Judge Ferguson asserts a contrary view in his concurrence. He cites as authority for that view a 2003 tome by Messrs. Derrick Jensen and George Draffan entitled Strangely Like War: The Global Assault on Forests, which attributes the decline of logging in the Northwest almost entirely to corporate consolidation and cost-cutting within the timber industry. Every citizen has the constitutional right to express his or her views on any subject and have the value of what he or she says, and any works cited, evaluated by the hearer or reader, but, in my view, writers who say extreme things should not be surprised that many of the things they say will be heavily discounted because of that very extremism. According to Wikipedia, “Jensen is often labeled an ‘anarcho-primi-tivist,’ who is quoted as saying in his book A Language Older Than Words that ‘[e]very morning when I awake I ask myself whether I should write or blow up a dam. I tell myself I should keep writing, though I’m not sure that’s right.’ ” Wikipedia, http://en.wikipedia.org/wiki/Derrick_ Jensen. Mr. Draffan is described by Aric McBay in an interview published in In the Wake as a “forest activist, public interest investigator and corporate muckracker.” Aric McBay, An Interview with George Draffan, In the Wake, available at http:// www.inthewake.org/draffanl.html. He is a frequent contributor to Endgame.org and the compiler of Activist Research Manual published in January 1999 by the Public Information Network. I respectfully suggest that the views of persons who, for example, fantasize about blowing up dams (a form of eco-terrorism and criminal act *786that potentially threatens the lives and property of thousands of people) deserve a healthy skepticism because they are so skewed and are so far from the mainstream of knowledgeable discourse.

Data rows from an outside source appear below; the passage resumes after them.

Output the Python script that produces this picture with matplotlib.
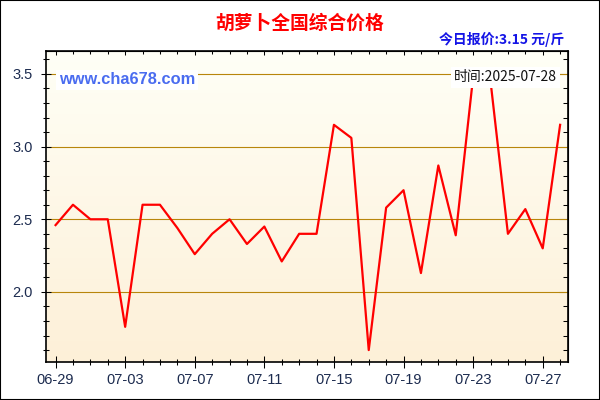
import numpy as np
import matplotlib
matplotlib.use('Agg')
import matplotlib.pyplot as plt
from matplotlib.patches import Rectangle

# daily national average price, 06-29 .. 07-28
dates = ['06-29', '06-30', '07-01', '07-02', '07-03', '07-04', '07-05', '07-06',
         '07-07', '07-08', '07-09', '07-10', '07-11', '07-12', '07-13', '07-14',
         '07-15', '07-16', '07-17', '07-18', '07-19', '07-20', '07-21', '07-22',
         '07-23', '07-24', '07-25', '07-26', '07-27', '07-28']
prices = [2.46, 2.60, 2.50, 2.50, 1.76, 2.60, 2.60, 2.44, 2.26, 2.40,
          2.50, 2.33, 2.45, 2.21, 2.40, 2.40, 3.15, 3.06, 1.60, 2.58,
          2.70, 2.13, 2.87, 2.39, 3.48, 3.45, 2.40, 2.57, 2.30, 3.15]
y_ticks = [2.0, 2.5, 3.0, 3.5]
title = '胡萝卜全国综合价格'
last_date = '2025-07-28'

cjk = ['Noto Sans CJK SC', 'DejaVu Sans']
tick_color = '#1c2b4f'
W, H = 600, 400

fig = plt.figure(figsize=(6, 4), dpi=100)
fig.patch.set_facecolor('white')
ax = fig.add_axes([46 / W, 1 - 361.7 / H, (568.3 - 46) / W, (361.7 - 50.7) / H])

x = np.arange(len(prices))

# soft yellow gradient background
grad = np.linspace(0, 1, 256).reshape(-1, 1)
top_c = np.array([255, 255, 246]) / 255
bot_c = np.array([253, 240, 216]) / 255
img = top_c + (bot_c - top_c) * grad[:, :, None]
ax.imshow(img, extent=[0, 1, 0, 1], transform=ax.transAxes, aspect='auto', zorder=0)

for v in y_ticks:
    ax.axhline(v, color='#B8860B', lw=0.8, zorder=1)

ax.plot(x, prices, color='#ff0000', lw=1.6, zorder=3)

ax.set_xlim(-0.55, 29.47)
ax.set_ylim(1.52, 3.66)

ax.set_xticks(x[::4])
ax.set_xticklabels(dates[::4])
ax.set_xticks(x, minor=True)
ax.set_yticks(y_ticks)
ax.set_yticklabels([f'{v:.1f}' for v in y_ticks])
ax.set_yticks(np.arange(1.6, 3.65, 0.1), minor=True)

ax.tick_params(axis='x', which='major', direction='inout', length=8.6, width=0.75,
               pad=4, labelsize=10.5, labelcolor=tick_color)
ax.tick_params(axis='x', which='minor', direction='inout', length=4.3, width=0.75)
ax.tick_params(axis='y', which='major', direction='inout', length=7.2, width=0.75,
               pad=6, labelsize=10.5, labelcolor=tick_color)
ax.tick_params(axis='y', which='minor', direction='inout', length=4, width=0.75)
for lab in ax.get_xticklabels() + ax.get_yticklabels():
    lab.set_family('Liberation Sans')

# inward ticks on top and right
top = ax.secondary_xaxis('top')
top.set_xticks(x[::4])
top.set_xticks(x, minor=True)
top.tick_params(which='major', direction='in', length=3.2, width=0.75, labeltop=False)
top.tick_params(which='minor', direction='in', length=2, width=0.75)
right = ax.secondary_yaxis('right')
right.set_yticks(y_ticks)
right.set_yticks(np.arange(1.6, 3.65, 0.1), minor=True)
right.tick_params(which='major', direction='in', length=6.5, width=0.75, labelright=False)
right.tick_params(which='minor', direction='in', length=3.6, width=0.75)

for sp in ax.spines.values():
    sp.set_linewidth(1.2)

# texts
fig.text(0.5, 1 - 23.5 / H, title, ha='center', va='center', color='#ff0000',
         fontsize=13.5, fontweight='bold', family=cjk)
fig.text(564.5 / W, 1 - 39 / H, f'今日报价:{prices[-1]:.2f} 元/斤', ha='right', va='center',
         color='#1414e6', fontsize=10, fontweight='bold', family=cjk)
fig.text(59 / W, 1 - 80 / H, 'www.cha678.com', ha='left', va='center', color='#4a6cf0',
         fontsize=11.8, fontweight='bold', family='Liberation Sans', zorder=5,
         bbox=dict(facecolor='white', edgecolor='none', pad=2))
fig.text(557 / W, 1 - 77.5 / H, '时间:' + last_date, ha='right', va='center', color='#111111',
         fontsize=10, family=cjk, zorder=5,
         bbox=dict(facecolor='white', edgecolor='none', pad=2.5))

fig.patches.append(Rectangle((0, 0), 1, 1, transform=fig.transFigure, fill=False,
                             edgecolor='black', lw=1.5))

fig.savefig('out.png', dpi=100)
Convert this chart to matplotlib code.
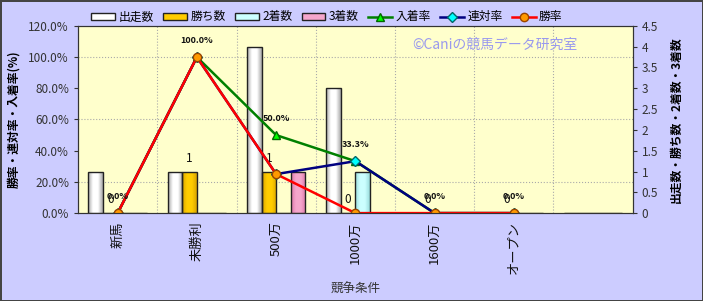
import matplotlib.pyplot as plt
import numpy as np
from matplotlib.colors import LinearSegmentedColormap
from matplotlib.lines import Line2D
from matplotlib.patches import Patch

plt.rcParams["font.family"] = ["Noto Sans CJK JP", "DejaVu Sans"]

# データ
categories = ["新馬", "未勝利", "500万", "1000万", "1600万", "オープン", ""]
starts = [1, 1, 4, 3, 0, 0, 0]        # 出走数
wins = [0, 1, 1, 0, 0, 0, 0]          # 勝ち数
seconds = [0, 0, 0, 1, 0, 0, 0]       # 2着数
thirds = [0, 0, 1, 0, 0, 0, 0]        # 3着数
place_rate = [0.0, 100.0, 50.0, 33.3, 0.0, 0.0]   # 入着率
top2_rate = [0.0, 100.0, 25.0, 33.3, 0.0, 0.0]    # 連対率
win_rate = [0.0, 100.0, 25.0, 0.0, 0.0, 0.0]      # 勝率

pct_ticks = [0, 20, 40, 60, 80, 100, 120]
cnt_ticks = [0, 0.5, 1, 1.5, 2, 2.5, 3, 3.5, 4, 4.5]

BG = "#ccccff"
PLOT_BG = "#ffffcc"


def gradient_bars(ax, bars, edge, mid):
    # 棒に横方向のグラデーションをつける
    cmap = LinearSegmentedColormap.from_list("g", [edge, mid, mid, edge])
    grad = np.linspace(0, 1, 64).reshape(1, -1)
    for b in bars:
        h = b.get_height()
        if h <= 0:
            continue
        x0 = b.get_x()
        im = ax.imshow(grad, cmap=cmap, aspect="auto", zorder=3,
                       extent=[x0, x0 + b.get_width(), 0, h])
        im.set_clip_path(b)
        b.set_facecolor("none")
        b.set_zorder(3.5)


fig = plt.figure(figsize=(7.03, 3.01), dpi=100, facecolor=BG,
                 edgecolor="#444444", linewidth=2)
ax = fig.add_axes([0.111, 0.292, 0.789, 0.622])
ax2 = ax.twinx()

x = np.arange(len(categories))
w = 0.184

# 棒グラフ（右軸）
specs = [
    (starts, "出走数", "#a8a8a8", "#ffffff"),
    (wins, "勝ち数", "#d9a400", "#ffcc00"),
    (seconds, "2着数", "#99dddd", "#ccffff"),
    (thirds, "3着数", "#dd77aa", "#f5a6cc"),
]
handles = []
for i, (vals, name, edge, mid) in enumerate(specs):
    bars = ax2.bar(x + (i - 1.5) * w, vals, width=w, color=mid,
                   edgecolor="#222222", linewidth=1, zorder=3)
    gradient_bars(ax2, bars, edge, mid)
    handles.append(Patch(facecolor=mid, edgecolor="#222222", label=name))

# 勝ち数ラベル
for xi, v in zip(x[:6], wins[:6]):
    ax2.annotate(str(v), (xi - 0.5 * w, v), xytext=(0, 5),
                 textcoords="offset points", ha="center", va="bottom",
                 fontsize=8.5, color="#111111", zorder=6)

ax2.set_ylim(0, 4.5)
ax2.set_yticks(cnt_ticks)
ax2.set_yticklabels([f"{t:g}" for t in cnt_ticks])
ax2.set_xlim(-0.5, len(categories) - 0.5)
# 横の目盛線（棒の後ろ）
ax2.set_yticks(np.array(pct_ticks[1:-1]) * 4.5 / 120, minor=True)
ax2.grid(which="minor", axis="y", color="#aaaaaa", linestyle=":", linewidth=0.8)
ax2.tick_params(axis="y", which="minor", length=0)
ax2.set_axisbelow(True)
ax2.patch.set_visible(True)
ax2.patch.set_facecolor(PLOT_BG)

# 折れ線（左軸）
ax.set_zorder(ax2.get_zorder() + 1)
ax.patch.set_visible(False)
ax.set_xticks(x[:-1] + 0.5, minor=True)
ax.grid(which="minor", axis="x", color="#aaaaaa", linestyle=":", linewidth=0.8)
ax.set_axisbelow(True)

xl = x[:len(place_rate)]
l1, = ax.plot(xl, place_rate, color="#008000", lw=1.8, marker="^",
              markersize=6, markerfacecolor="#00ff00", markeredgecolor="#006600",
              label="入着率")
l2, = ax.plot(xl, top2_rate, color="#000080", lw=1.8, marker="D",
              markersize=5, markerfacecolor="#00ffff", markeredgecolor="#006666",
              label="連対率")
l3, = ax.plot(xl, win_rate, color="#ff0000", lw=1.8, marker="o",
              markersize=6, markerfacecolor="#ff9900", markeredgecolor="#994400",
              label="勝率")
handles += [l1, l2, l3]

for xi, v in zip(xl, place_rate):
    ax.annotate(f"{v:.1f}%", (xi, v), xytext=(0, 9), textcoords="offset points",
                ha="center", va="bottom", fontsize=6.5, fontweight="bold",
                color="#111111")

ax.set_ylim(0, 120)
ax.set_yticks(pct_ticks)
ax.set_yticklabels([f"{t:.1f}%" for t in pct_ticks])
ax.set_xlim(-0.5, len(categories) - 0.5)
ax.set_xticks(x)
ax.set_xticklabels(categories, rotation=90, fontsize=9.5, color="#111111")
ax.tick_params(axis="x", which="both", length=0, pad=6)
ax.tick_params(axis="y", length=3, labelsize=8.5, colors="#333333")
ax2.tick_params(axis="y", which="major", length=3, labelsize=8.5, colors="#333333")
for a in (ax, ax2):
    for s in a.spines.values():
        s.set_color("#333333")

ax.set_ylabel("勝率・連対率・入着率(%)", fontsize=8.5, fontweight="bold", labelpad=6)
ax2.set_ylabel("出走数・勝ち数・2着数・3着数", fontsize=8.5, fontweight="bold",
               rotation=90, labelpad=8)
ax.set_xlabel("競争条件", fontsize=9, color="#333333", labelpad=6)

ax.text(0.751, 0.90, "©Caniの競馬データ研究室", transform=ax.transAxes,
        ha="center", va="center", fontsize=10, color="#9999ee")

fig.legend(handles=handles, loc="center", bbox_to_anchor=(0.465, 0.944),
           ncol=7, frameon=False, fontsize=8.5, handlelength=2.0,
           handleheight=0.5, handletextpad=0.3, columnspacing=0.8)

fig.savefig("out.png", dpi=100, facecolor=BG)
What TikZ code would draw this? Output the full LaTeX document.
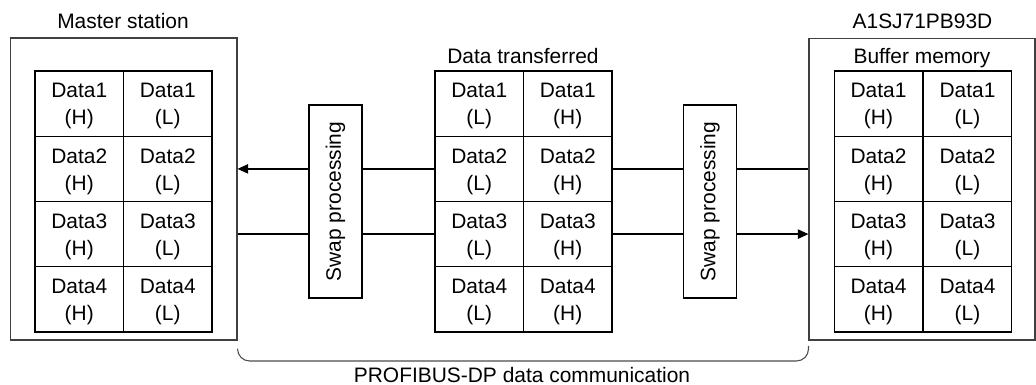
\documentclass[tikz,border=0pt]{standalone}
\usepackage{fontspec}
\setmainfont{Liberation Sans}
\usetikzlibrary{arrows.meta}
\begin{document}
\begin{tikzpicture}[x=0.75pt,y=-0.75pt,
  every node/.style={font=\fontsize{15.7}{20.25}\selectfont, inner sep=0pt},
  cell/.style={draw, line width=1pt, minimum width=66.4pt, minimum height=48.94pt, align=center},
  outer/.style={draw=black!75, line width=0.8pt},
  swapbox/.style={draw, line width=1pt, minimum width=39.75pt, minimum height=144.75pt},
  conn/.style={line width=1.1pt},
  arr/.style={conn, -{Triangle[length=8pt,width=7pt]}},
  lbl/.style={anchor=base}]
\useasboundingbox (0,0) rectangle (1036,385);

% outer boxes
\node[outer, minimum width=169.9pt, minimum height=226.5pt] (mst) at (123.75,189) {};
\node[outer, minimum width=169.5pt, minimum height=226.1pt] (buf) at (922,189.25) {};

% grids
\foreach \r/\y in {1/103.6,2/168.9,3/234.1,4/299.4} {
  \node[cell] (mH\r) at (79.25,\y)  {\rule{0pt}{14.8pt}Data\r\\(H)};
  \node[cell] (mL\r) at (167.75,\y) {\rule{0pt}{14.8pt}Data\r\\(L)};
  \node[cell] (tL\r) at (479.25,\y) {\rule{0pt}{14.8pt}Data\r\\(L)};
  \node[cell] (tH\r) at (567.75,\y) {\rule{0pt}{14.8pt}Data\r\\(H)};
  \node[cell] (bH\r) at (878.5,\y)  {\rule{0pt}{14.8pt}Data\r\\(H)};
  \node[cell] (bL\r) at (967.5,\y)  {\rule{0pt}{14.8pt}Data\r\\(L)};
}

% swap boxes
\node[swapbox] (swL) at (335.5,201.5) {\rotatebox{90}{Swap processing}};
\node[swapbox] (swR) at (710,201.5) {\rotatebox{90}{Swap processing}};

% connectors
\draw[arr]  (swL.west |- tL2) -- (mst.east |- tL2);
\draw[conn] (tL2.west) -- (swL.east |- tL2);
\draw[conn] (mst.east |- tL3) -- (swL.west |- tL3);
\draw[conn] (swL.east |- tL3) -- (tL3.west);
\draw[conn] (tH2.east) -- (swR.west |- tH2);
\draw[conn] (swR.east |- tH2) -- (buf.west |- tH2);
\draw[conn] (tH3.east) -- (swR.west |- tH3);
\draw[arr]  (swR.east |- tH3) -- (buf.west |- tH3);

% brace
\coordinate (bmid) at (522,361);
\draw[black!70, line width=0.8pt, rounded corners=9pt]
  ([yshift=-6pt]mst.south east) |- (bmid) -| ([yshift=-4pt]buf.south west);

% labels
\node[lbl] (mstl) at (123,29) {Master station};
\node[lbl] (bufl) at (922.5,29) {A1SJ71PB93D};
\node[lbl] (trl) at (523,64) {Data transferred};
\node[lbl] (bml) at (922,64) {Buffer memory};
\node[lbl] (prof) at (522,382) {PROFIBUS-DP data communication};
\end{tikzpicture}
\end{document}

As federal judges, we have a weighty responsibility to properly construe and apply federal environmental laws in order to protect our national parks and endangered species from undisciplined and unregulated timber harvesting, but we may not properly ignore the well-established standards that govern our own role in reviewing the laws and regulations enacted by the representative branches of our government and the agencies empowered to implement those laws.
Because I respectfully contend that it was wrongly decided, I would (if the occasion arises) reverse the majority’s holding in Ecology Center, which would likely change the result in this case. However, because I am legally bound by Ecology Center, I reluctantly join my colleagues in reversing the lower court.